Exel surges on talk of bid from UPS

Shares in Exel PLC surged over 4 pct in midmorning deals on speculation the UK transport logistics company could receive a takeover bid from US postal giant UPS, dealers said.

Dealers argued such a deal would be logical and noted there are rumours circulating that Deutsche Post could also be eyeing Exel.

Analyst Andrew Beh at ING said Exel would be a great fit for both UPS and Deutsche Post. Beh highlighted a report he published back in Nov 2004 which noted the potential for consolidation in the support services sector, with Exel specifically mentioned as a takeover target.

ING pointed out consolidation in the sector would most likely involve quoted companies that have been awarded mail licences, such as Hays DX or Business Post Group. Yet the broker added that Exel, as a specialist logistics provider, is looking increasingly isolated.

In short, ING believes the most likely tie-ups will involve Deutsche Post World Net (DPWN)/UPS/Kuehne & Nagel and Exel/Wincanton.

Looking at potential competition issues, Exel could not combine with another UK-based operator as this would likely incur anti-trust actions, noted ING. Yet the broker highlighted that Exel’s continental exposure would be too small to cause a problem for potential bidders and DPWN’s and UPS’s UK businesses are too small to be of concern.

Despite the potential upside for UPS from involvement in a deal, Andrew Beh pointed out that the US group has its own issues at the moment, after cutting its fourth quarter guidance in December, blaming a sharp drop in domestic shipping volumes.

Beh noted that UPS’ rival Fedex reported no such volume problems, leading some to worry about the state of UPS’ business.

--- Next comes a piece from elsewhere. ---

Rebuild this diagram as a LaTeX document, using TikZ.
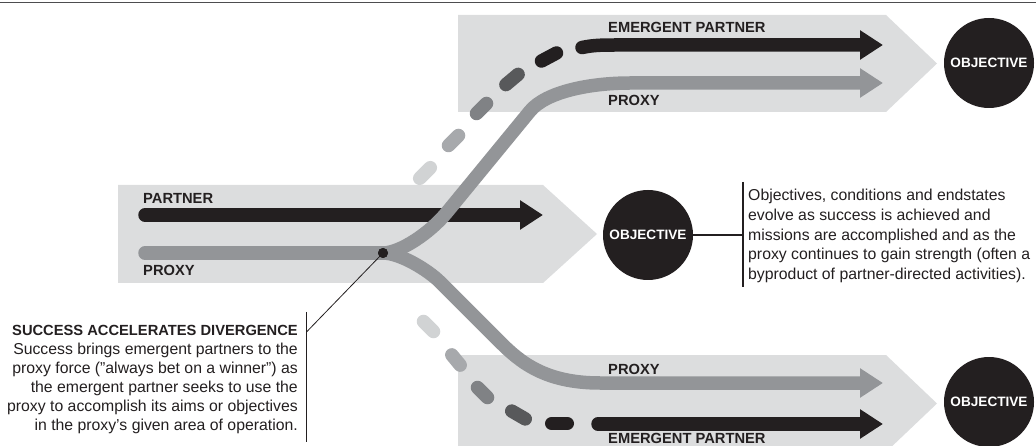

On the other hand, Beh also noted this could be a good time to make a move on Exel, given that Deutsche Post is busy with its acquisition of KarstadtQuelle AG’s logistics operation. Moreover, some traders said given the guidance cut at UPS, management could be keen to show they are actively trying to turnaround the group’s fortunes by seeking economies of scale with Exel.

Exel has around 500 mln stg of debt, which is non prohibitive to any deal, argued traders.

As for a potential take-out price, Andrew Beh estimated Exel could be bought for around 925 pence per share, though he noted this would be in a non-competitive bid situation.

ING has a ‘buy’ rating on Exel.

At 10.51 am, shares in Exel were 34 pence higher at 780-1/2.